The attraction of this technique is that it requires only a very simple and efficient randomized scheduler with a small bit of sugar on top. The slight complexity here is in knowing where to pick the priority permutation points. Some initial estimate of the length of the execution appears to be required.

Reference: Godefroid, POPL 1997, "Model Checking for Programming Languages using VeriSoft"

This is the paper that introduced stateless model checking of thread interleavings. That is, systematically exploring interleavings without remembering which have been seen before. This results in a much larger number of explorations that the state-caching approaches unless care is taken to prune. This is done with techniques reminiscent of Godefroid's earlier sleep sets and persistent sets, and has a similar flavour to DPOR.
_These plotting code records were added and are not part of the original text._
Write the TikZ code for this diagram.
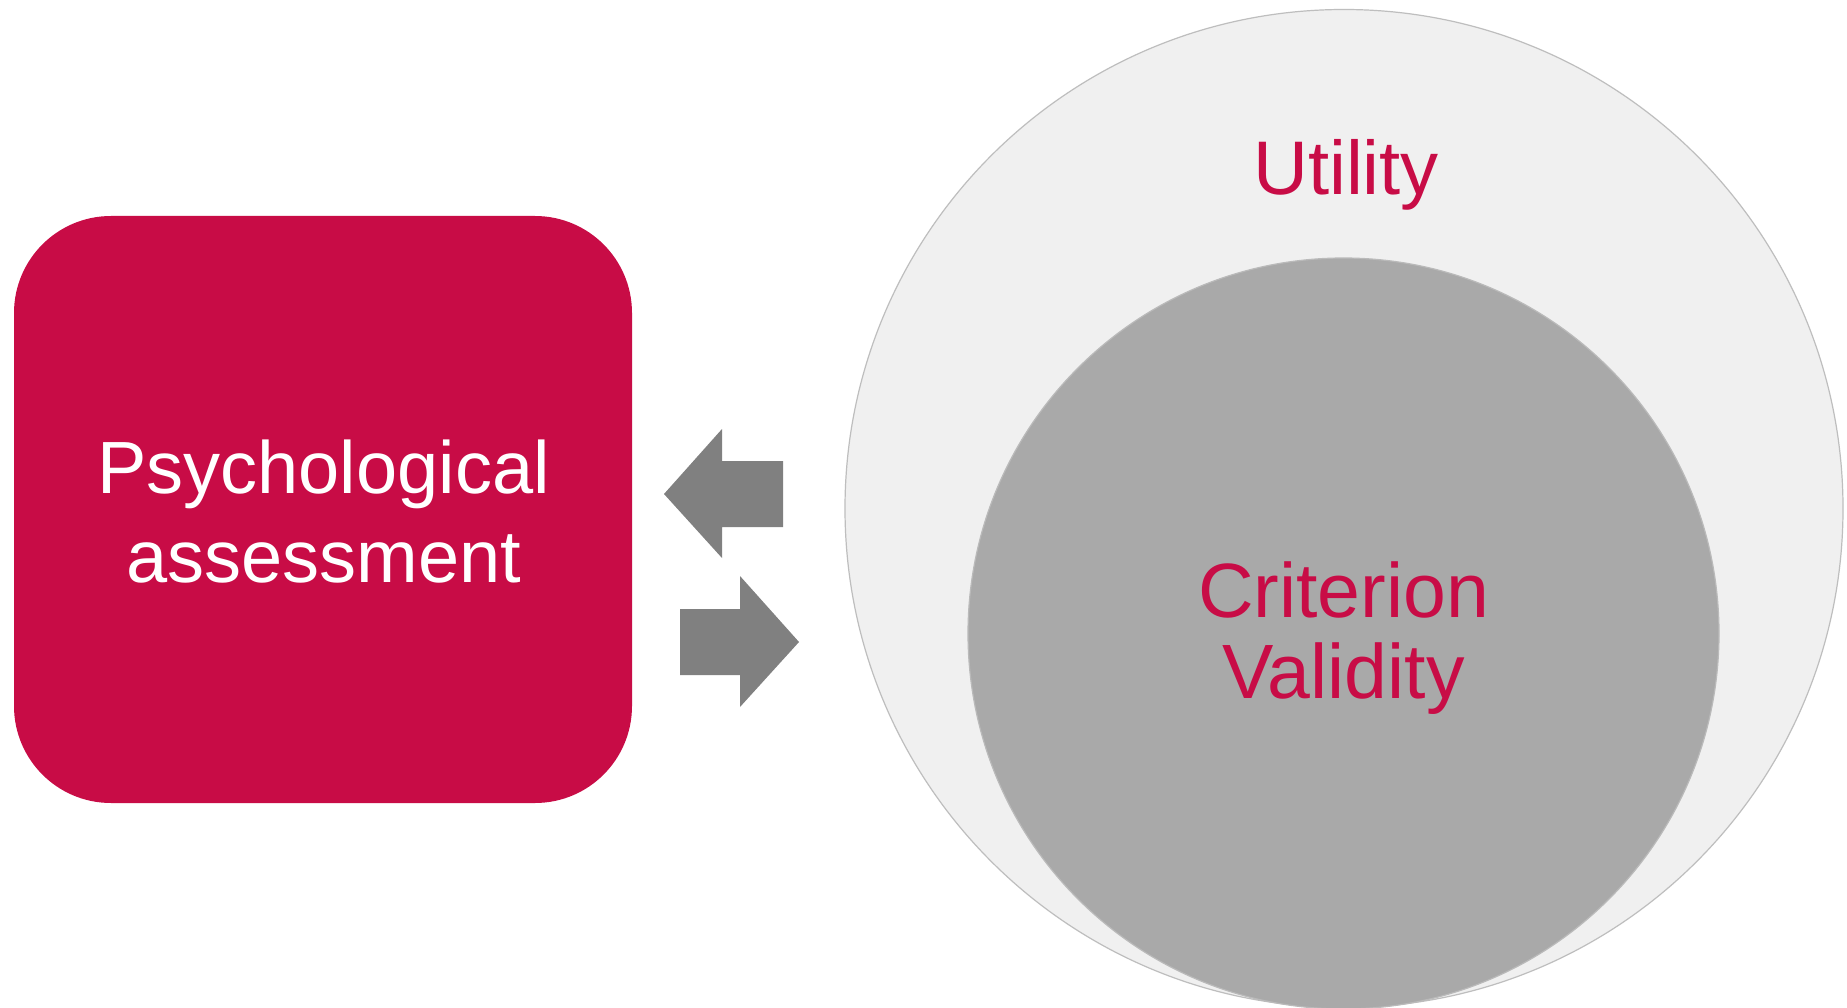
\documentclass[tikz,border=0pt]{standalone}
\usepackage{fontspec}
\setmainfont{Liberation Sans}
\definecolor{crimson}{RGB}{200,12,70}
\definecolor{ringfill}{RGB}{240,240,240}
\definecolor{ringline}{RGB}{190,190,190}
\definecolor{corefill}{RGB}{169,169,169}
\definecolor{arrowgray}{RGB}{128,128,128}
\begin{document}
\begin{tikzpicture}[x=1pt, y=-1pt]
    \useasboundingbox (0, 0) rectangle (1847, 1008);
    \fill[white] (0, 0) rectangle (1847, 1008);
    \node[fill=crimson, rounded corners=97pt, minimum width=618pt, minimum height=587pt, inner sep=0pt] (assess) at (323, 509.5) {};
    \node[circle, fill=ringfill, draw=ringline, line width=1.2pt, minimum size=998pt, inner sep=0pt] (utility) at (1344, 508.5) {};
    \node[circle, fill=corefill, draw=ringline!80!corefill, line width=1.2pt, minimum size=751pt, inner sep=0pt] (criterion) at (1343.5, 633.5) {};
    \node[white, font=\fontsize{74}{89}\selectfont, align=center] (assesslabel) at (323.5, 512) {Psychological\\assessment};
    \node[crimson, font=\fontsize{76}{91}\selectfont, anchor=base] (utilitylabel) at (1346, 194.5) {Utility};
    \node[crimson, font=\fontsize{77}{81}\selectfont, align=center] (criterionlabel) at (1343.5, 638) {Criterion\\Validity};
    \fill[arrowgray] (664, 494) -- (722, 429) -- (722, 461) -- (783, 461) -- (783, 527) -- (722, 527) -- (722, 558) -- cycle;
    \fill[arrowgray] (799, 642) -- (740, 576) -- (740, 609) -- (680, 609) -- (680, 675) -- (740, 675) -- (740, 707) -- cycle;
\end{tikzpicture}
\end{document}
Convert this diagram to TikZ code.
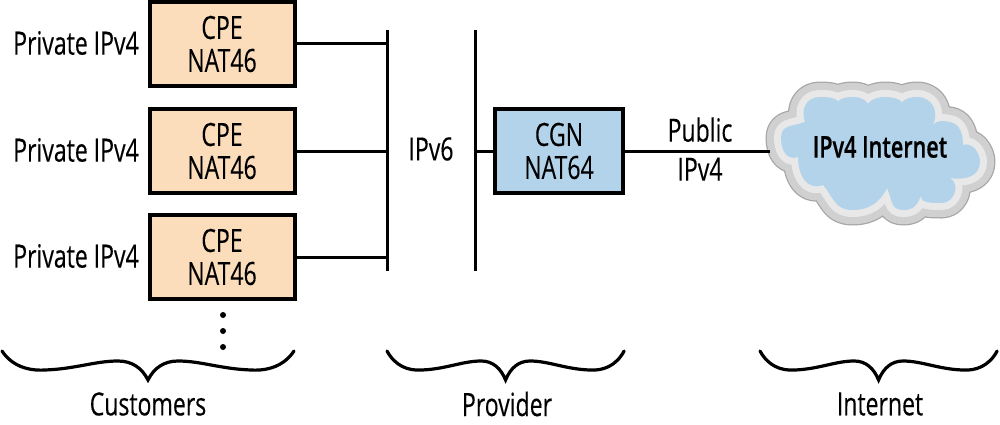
\documentclass[tikz,border=0pt]{standalone}
\usepackage{fontspec}
\setmainfont[FakeStretch=0.72,FakeBold=0.25]{Open Sans}
\newfontfamily\cloudfont[FakeStretch=0.72,FakeBold=0.5]{Open Sans Semibold}
\definecolor{peach}{HTML}{FCDDBB}
\definecolor{sky}{HTML}{B3D3EA}
\definecolor{cloudA}{HTML}{A6A6A6}
\definecolor{cloudB}{HTML}{D0D0D0}
\definecolor{cloudC}{HTML}{E8E8E8}
\tikzset{
  netbox/.style={draw=black,line width=4pt,minimum width=145pt,minimum height=84pt,inner sep=0pt,align=center,font=\fontsize{32}{33}\selectfont,text=black},
  label/.style={inner sep=0pt,align=center,font=\fontsize{32}{39}\selectfont,text=black},
  wire/.style={line width=3pt},
  bracepath/.style={line width=3.2pt,line cap=round},
  dotmark/.style={circle,fill=black,inner sep=0pt,minimum size=6pt}
}
\newcommand{\netbrace}[2]{%
  \draw[bracepath,shift={(#1,0)},xscale=#2] (2,351) .. controls (12,366) and (28,371) .. (45,370)
   .. controls (75,369) and (95,361) .. (118,361)
   .. controls (132,361) and (142,368) .. (148,380)
   .. controls (154,368) and (164,361) .. (178,361)
   .. controls (201,361) and (221,369) .. (251,370)
   .. controls (268,371) and (284,366) .. (294,351);}
\begin{document}
\begin{tikzpicture}[x=1pt,y=-1pt]
\useasboundingbox (0,0) rectangle (1000,425);
% cloud
\def\cloudshape{(798,157) to[out=200,in=270,looseness=1.2] (781,138) to[out=90,in=200,looseness=1.2] (805,122)
 to[out=110,in=180,looseness=1.2] (820,97) to[out=0,in=65,looseness=1.2] (838,107)
 to[out=115,in=180,looseness=1.2] (853,97) to[out=0,in=65,looseness=1.2] (868,112)
 to[out=115,in=180,looseness=1.2] (885,97) to[out=0,in=65,looseness=1.2] (902,109)
 to[out=115,in=180,looseness=1.2] (917,97) to[out=0,in=65,looseness=1.2] (933,125)
 to[out=50,in=170] (950,122) to[out=-10,in=90] (963,145)
 to[out=20,in=90] (980,162) to[out=270,in=-10,looseness=1.1] (950,178)
 to[out=-30,in=0,looseness=1.2] (942,203) to[out=180,in=245,looseness=1.2] (922,194)
 to[out=-115,in=0,looseness=1.2] (903,210) to[out=180,in=-65,looseness=1.2] (887,188)
 to[out=-115,in=0] (853,210) to[out=180,in=-50,looseness=1.2] (823,185)
 to[out=200,in=-90,looseness=1.2] (798,157) -- cycle}
\coordinate (cloudw) at (770,151);
\draw[cloudA,line width=31pt,line join=round] \cloudshape;
\draw[cloudB,line width=28.5pt,line join=round] \cloudshape;
\draw[cloudC,line width=14pt,line join=round] \cloudshape;
\fill[sky] \cloudshape;
\node[inner sep=0pt,font=\cloudfont\fontsize{30}{32}\selectfont,text=black] (inet) at (880,147) {IPv4 Internet};
% boxes
\node[netbox,fill=peach] (cpea) at (222,44) {CPE\\NAT46};
\node[netbox,fill=peach] (cpeb) at (222,151) {CPE\\NAT46};
\node[netbox,fill=peach] (cpec) at (222,257) {CPE\\NAT46};
\node[netbox,fill=sky,minimum width=128pt] (cgn) at (559,151) {CGN\\NAT64};
% buses
\coordinate (busat) at (387,30);
\coordinate (busab) at (387,271);
\coordinate (busbt) at (475,30);
\coordinate (busbb) at (475,271);
\coordinate (busa1) at (387,44);
\coordinate (busa2) at (387,151);
\coordinate (busa3) at (387,257);
\coordinate (busb2) at (475,151);
\draw[wire] (busat) -- (busab);
\draw[wire] (busbt) -- (busbb);
\draw[wire] (cpea.east) -- (busa1);
\draw[wire] (cpeb.east) -- (busa2);
\draw[wire] (cpec.east) -- (busa3);
\draw[wire] (busb2) -- (cgn.west);
\draw[wire] (cgn.east) -- (cloudw);
% labels
\node[label] (pa) at (76,43) {Private IPv4};
\node[label] (pb) at (76,150) {Private IPv4};
\node[label] (pc) at (76,256) {Private IPv4};
\node[label] (v6) at (431,149) {IPv6};
\node[label] (pub) at (700,149) {Public\\IPv4};
% dots
\node[dotmark] (d1) at (223,315) {};
\node[dotmark] (d2) at (223,331) {};
\node[dotmark] (d3) at (223,347) {};
% braces
\netbrace{0}{1}
\netbrace{385.4}{0.812}
\netbrace{758.4}{0.812}
\node[label] (cust) at (148,404) {Customers};
\node[label] (prov) at (507,404) {Provider};
\node[label] (net) at (880,404) {Internet};
\end{tikzpicture}
\end{document}
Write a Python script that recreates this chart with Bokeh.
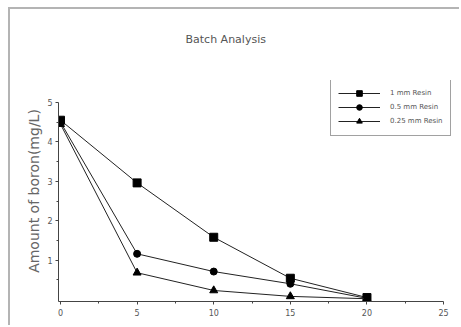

The main drawback of the technique is that the programs being tested must be terminating. That is, the scheduler is unfair. This is the restriction lifted bu Musuvathi and Qadeer in their 2008 PLDI paper Fair Stateless Model Checking described above.

Reference: Norris and Demsky, OOPSLA 2013, "CDSChecker: Checking Concurrent Data Structures Written with C/C++ Atomics" (also a journal version in ACM Trans. Program. Lang. Syst. 38(3): 10:1-10:51 (2016))

This paper proposes and describes and implementation of what seems to be the state-of-the-art in model-checking C++ code. The tool described, CDSChecker, is similar to Relacy in scope (it lacks things like spurious CAS failures and ABA detection), but crucially is not restricted to execution order memory re-orderings. Quite interestingly, there is a somewhat informal description of what the authors call promises to support these out-of-execution-order re-orderings. This idea (or fairly close relation to it) seems to have been carefully formalised recently by Kang et al. in their POPL 2017 paper described next!

Reference: Kang et al., POPL 2017, "A Promising Semantics for Relaxed Memory Concurrency"

This is a lovely paper. It tackles a truly thorny problem of defining a semantics for C++ that also includes its behaviour in the presence of compiler optimizations. This interaction between compiler optimizations and the memory model semantics until now seems to have been fairly loosley defined. One great thing about the paper is that it gives an operational semantics (i.e., a sort of abstract machine rather than a bunch of rules with complicated implications), and then formalises the model. It uses the idea of evaluations promising a value, quite similar to CDSChecker, but more precisely.

Reference: Sorin et al., Synthesis Lectures on Computer Architecture, Morgan & Claypool 2011, "A Primer on Memory Consistency and Cache Coherence"

This is an extremely valuable book. It nails down the architectural realizations for sequential consistency (SC), TSO, explains SC-DRF (data race freedom) well, and covers more relaxed memory models. It also has a good deal of information on cache coherency, showing how cache coherency protocols can be used to implement memory models, or provide what it calls memory consistency.

I found this book to just read through, but forgetful as I am, I also now use it as a reference.

Reference: Williams, Manning 2012, C++ Concurrency In Action

This is an excellent book that covers the C++11 memory model very well, although C++ focused it's extremely useful for getting a feel for memory models generally. I've only read the memory-model focused parts.